In the case of Country Music, you'll find that people like what the genre for a myriad of reasons, but also because it speaks about their values, not just reflects them.
The same is true of the Pop Music for the last 40 years.
Cheers,
Victoria
"Somebody told us Wall Street fell, but we were so poor that we couldn't tell.
Cotton was short and the weeds were tall, but Mr. Roosevelt was gonna save us all."
"Papa got a job with the TVA, we got a washing machine, and then a Chevrolet"
I'm sure that speaks to some sort of econ concepts... speaks to the political discussion as well.
Left Americans who abandon common cause with America's working-class, non-white and white as well, deserve their marginality.

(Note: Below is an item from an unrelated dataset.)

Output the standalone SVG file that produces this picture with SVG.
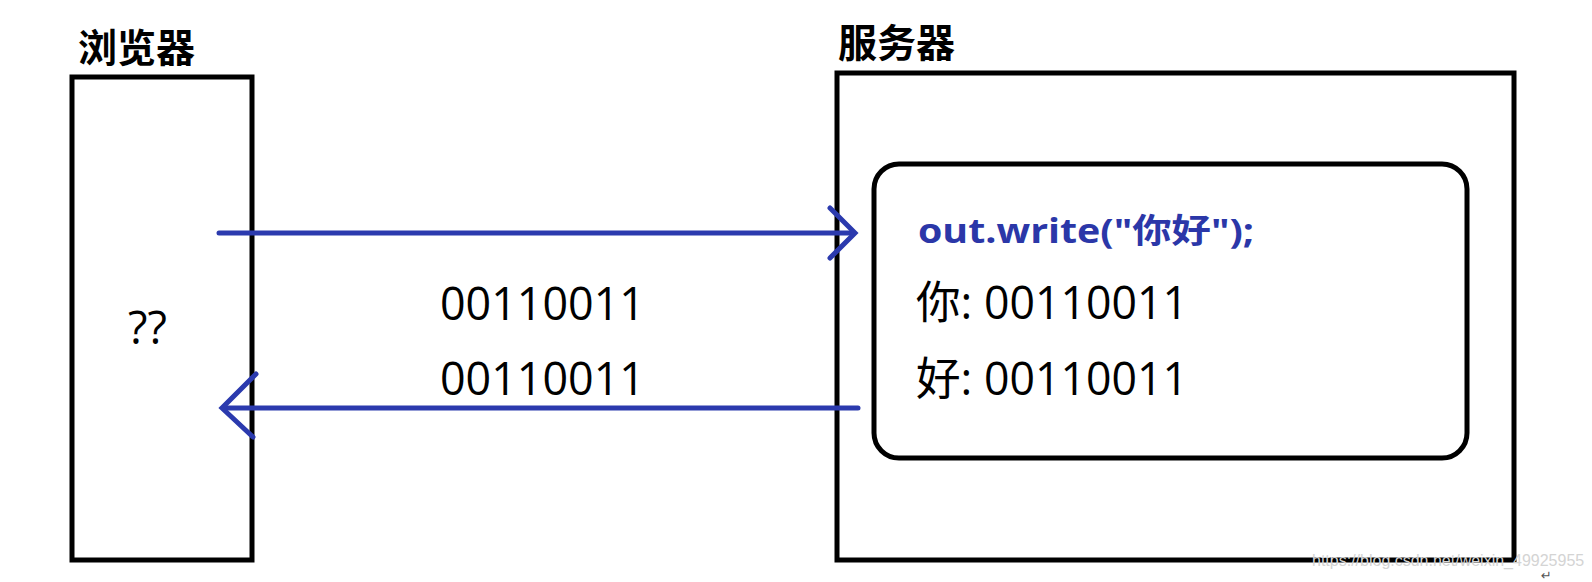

And they do many fine people a disservice when they condescend.
It's hard to think of a less Kucinichy song!
cathy :-)
I could only wish to be that cool...
cathy :-)
Exactly.
Also, as interviewed on the Country &Western TV channel by Dan Rather, Keith is also not particularly pro-Iraq war.
Still doesn't stop him from loving and supporting his country, oftimes in a visible outward manifestation of such, known as patriotism, doesn't it?
Cheers,
Victoria
I still don't agree with that last bit, but regarding the correction and update, I'll echo Minnie Pearl on Hee-Haw by saying:
Thank you kindly!
Cheers,
Victoria
He’s also from Oklahoma not Texas which was basis for Justin’s early “racism” smear.
almost certainly voted for President Bush in 2000 and 2004.
There were PLENTY of xenophobic,if not racist,songs which hit
the Country airwaves right after Sept.11,2001.But now for my
reason for blogging.I'm a 52-year-old black Windsor,Ont.,
Can.-across the river from Detroit,Mich.-who wants to be a
Country singer/songwriter.I'm into traditional,cowboy and
rockabilly material-I've written 30 such lyrics,though I write neither music nor melody.Would my supposed black cowboy
looks and,in a couple of my works,a bit,um,challenging words
be a help or hindrance in launching a career?
Why do you think they call them Rednecks? Because they're Right Wing.